Nouveaux thèmes iconographiques
De nouveaux thèmes devinrent alors prépondérants dans l'iconographie des sceaux-cylindres: des banquets rituels et des scènes de combat où figuraient des monstres, parfois des êtres hybrides (aigle léontocéphale, taureau androcéphale, homme-taureau).
La période protodynastique voit aussi l'évolution de l'art céramique. C'est ainsi qu'à la poterie écarlate - poterie peinte de motifs rouges sur fond beige - de l'époque de Djemdet-Nasr succède une céramique tournée non peinte (jarres à anses verticales, plats sur pied) mais cependant ornée de torsades et d'incisions.
Les œuvres en relief consistent le plus souvent en une mise en scène d'adorants banquetant ou priant. Les statues, anguleuses et fort stylisées au début de la période protodynastique, s'humanisent ensuite et deviennent plus réalistes.

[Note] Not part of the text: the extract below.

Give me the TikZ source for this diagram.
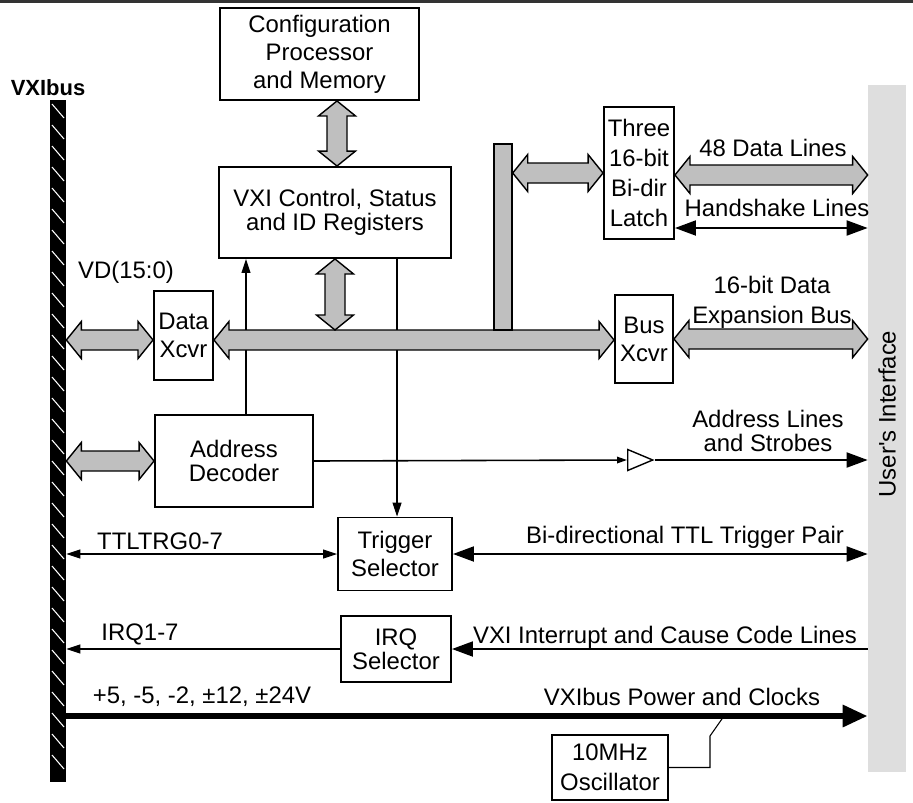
\documentclass[tikz,border=0pt]{standalone}
\usepackage{fontspec}
\setmainfont{Liberation Sans}
\usetikzlibrary{arrows.meta, positioning, shapes.geometric, calc}
\usepackage{xcolor}

\definecolor{busgray}{gray}{0.75}
\definecolor{panelgray}{gray}{0.87}

\tikzset{
  blk/.style={draw, line width=1.1pt, align=center, inner sep=1pt},
  tight/.style={font=\fontsize{13.6}{13.6}\selectfont},
  loose/.style={font=\fontsize{13.6}{17}\selectfont},
  sig/.style={line width=0.6pt},
  wire/.style={line width=1.1pt},
  bus/.style={draw, line width=0.8pt, fill=busgray},
  bigtri/.tip={Triangle[length=0.42cm, width=0.3cm]},
  pwrtri/.tip={Triangle[length=0.5cm, width=0.42cm]},
  tinytri/.tip={Triangle[length=0.2cm, width=0.13cm]},
}

% fat grey double arrow between two points
\newcommand{\fahead}{0.3cm}
\newcommand{\fawide}{0.37cm}
\newcommand{\fashaft}{0.2cm}
\newcommand{\fatarrow}[2]{%
  \path (#1) coordinate (fa-s) (#2) coordinate (fa-t);
  \path ($(fa-s)!\fahead!(fa-t)$) coordinate (fa-a)
        ($(fa-t)!\fahead!(fa-s)$) coordinate (fa-b);
  \filldraw[bus] (fa-s) -- ($(fa-a)!\fawide!90:(fa-t)$) -- ($(fa-a)!\fashaft!90:(fa-t)$)
    -- ($(fa-b)!\fashaft!-90:(fa-s)$) -- ($(fa-b)!\fawide!-90:(fa-s)$) -- (fa-t)
    -- ($(fa-b)!\fawide!90:(fa-s)$) -- ($(fa-b)!\fashaft!90:(fa-s)$)
    -- ($(fa-a)!\fashaft!-90:(fa-t)$) -- ($(fa-a)!\fawide!-90:(fa-t)$) -- cycle;}

\begin{document}
\begin{tikzpicture}[x=0.02cm, y=-0.02cm, font=\fontsize{13.6}{16}\selectfont,
    >={Triangle[length=0.28cm, width=0.18cm]}]
    \useasboundingbox (0,0) rectangle (913,802);
    \draw[line width=0.06cm, black!80] (0,1.5) -- (913,1.5);

    % VXIbus backplane
    \node[font=\fontsize{12.5}{15}\selectfont\bfseries] (vxilabel) at (48,88) {VXIbus};
    \node[fill=black, minimum width=0.32cm, minimum height=13.64cm, inner sep=0] (vxibar) at (58,441) {};
    \foreach \y in {104,125,...,764}
        \draw[white, line width=0.6pt] (52,\y) -- (64,\y+14);

    % user's interface side
    \node[fill=panelgray, minimum width=0.76cm, minimum height=13.74cm, inner sep=0] (uiface) at (887,428.5) {};
    \node[rotate=90] (uilabel) at (887,414) {User\textquotesingle s Interface};

    % blocks
    \node[blk, minimum width=3.98cm, minimum height=1.84cm] (config) at (319.5,54) {Configuration\\Processor\\and Memory};
    \node[blk, tight, minimum width=4.64cm, minimum height=1.82cm] (regs) at (335,212.5) {VXI Control, Status\\and ID Registers};
    \node[blk, minimum width=1.18cm, minimum height=1.78cm] (datax) at (183.5,335.5) {Data\\Xcvr};
    \node[blk, tight, minimum width=3.16cm, minimum height=1.84cm] (addr) at (234,461) {Address\\Decoder};
    \node[blk, minimum width=2.28cm, minimum height=1.46cm] (trig) at (395,554) {Trigger\\Selector};
    \node[blk, tight, minimum width=2.2cm, minimum height=1.32cm] (irq) at (396,649) {IRQ\\Selector};
    \node[blk, loose, minimum width=1.4cm, minimum height=2.64cm] (latch) at (639,173) {Three\\16-bit\\Bi-dir\\Latch};
    \node[blk, minimum width=1.16cm, minimum height=1.76cm] (busx) at (644,339) {Bus\\Xcvr};
    \node[blk, loose, minimum width=2.32cm, minimum height=1.3cm] (osc) at (610,767.5) {10MHz\\Oscillator};
    \node[isosceles triangle, draw, line width=0.8pt, minimum width=0.42cm, minimum height=0.5cm,
          isosceles triangle stretches, inner sep=0, anchor=west] (buf) at (627,460) {};

    % register access lines (behind the bus)
    \coordinate (upx) at (246,0);
    \coordinate (dnx) at (397,0);
    \draw[sig, ->] (upx |- addr.north) -- (upx |- regs.south);
    \draw[sig, ->] (dnx |- regs.south) -- (dnx |- trig.north);

    % internal data bus
    \coordinate (busy) at (0,340);
    \coordinate (datay) at (0,175);
    \coordinate (cfgx) at (337,0);
    \coordinate (regx) at (335,0);
    \fatarrow{vxibar.east |- busy}{datax.west |- busy}
    \fatarrow{datax.east |- busy}{busx.west |- busy}
    \node[bus, minimum width=0.36cm, minimum height=3.72cm, inner sep=0] (stub) at (503,237) {};
    \fatarrow{cfgx |- config.south}{cfgx |- regs.north}
    \fatarrow{regx |- regs.south}{$(regx |- busy)+(0,-10)$}
    \fatarrow{vxibar.east |- addr}{addr.west}
    \fatarrow{stub.east |- latch}{latch.west}
    \fatarrow{latch.east |- datay}{uiface.west |- datay}
    \fatarrow{busx.east}{uiface.west |- busx}

    % handshake
    \coordinate (hsy) at (0,228);
    \draw[wire, bigtri-bigtri] (latch.east |- hsy) -- (uiface.west |- hsy);

    % address lines
    \draw[line width=0.9pt, -tinytri] (addr.east) -- (buf.west);
    \draw[wire, -bigtri] (buf.apex) -- (uiface.west |- buf.apex);

    % triggers
    \draw[sig, <->] (vxibar.east |- trig) -- (trig.west);
    \draw[wire, bigtri-bigtri] (trig.east) -- (uiface.west |- trig);

    % interrupts
    \draw[wire, -bigtri] (uiface.west |- irq) -- (irq.east);
    \draw[sig, ->] (irq.west) -- (vxibar.east |- irq);

    % power and clocks
    \coordinate (pwry) at (0,716);
    \coordinate (tap) at (724,716);
    \draw[line width=0.12cm, -pwrtri] (vxibar.east |- pwry) -- (uiface.west |- pwry);
    \draw[sig] (osc.east) -| (710,736) -- (tap);

    % labels
    \node (vdlbl) at (126,272) {VD(15:0)};
    \node (ttllbl) at (160,541) {TTLTRG0-7};
    \node (irqlbl) at (140,634) {IRQ1-7};
    \node (pwrlbl) at (202,697) {+5, -5, -2, ±12, ±24V};
    \node (pwrclk) at (682,697) {VXIbus Power and Clocks};
    \node (dllbl) at (773,148) {48 Data Lines};
    \node (hslbl) at (777,208) {Handshake Lines};
    \node[loose, align=center] (explbl) at (772,302) {16-bit Data\\Expansion Bus};
    \node[tight, align=center] (adrlbl) at (768,431) {Address Lines\\and Strobes};
    \node (bidirlbl) at (685,537) {Bi-directional TTL Trigger Pair};
    \node (intlbl) at (665,637) {VXI Interrupt and Cause Code Lines};
\end{tikzpicture}
\end{document}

Les Sumériens se distinguent également dans l'art du bas-relief. Dans ce domaine on ne peut que citer, derechef, la célèbre stèle narrant sur plusieurs registres la victoire d'Ennatum de Lagash sur la ville rivale d'Oumma. Cependant, les bas-reliefs sumériens les plus répandus semblent avoir été de petites plaques calcaires carrées, percées d'un trou central et servant vraisemblablement de bases aux offrandes que les fidèles déposaient dans les temples. Ces pièces, conformément à leur destination, représentent des scènes de piété et mentionnent les dédicaces des adorateurs.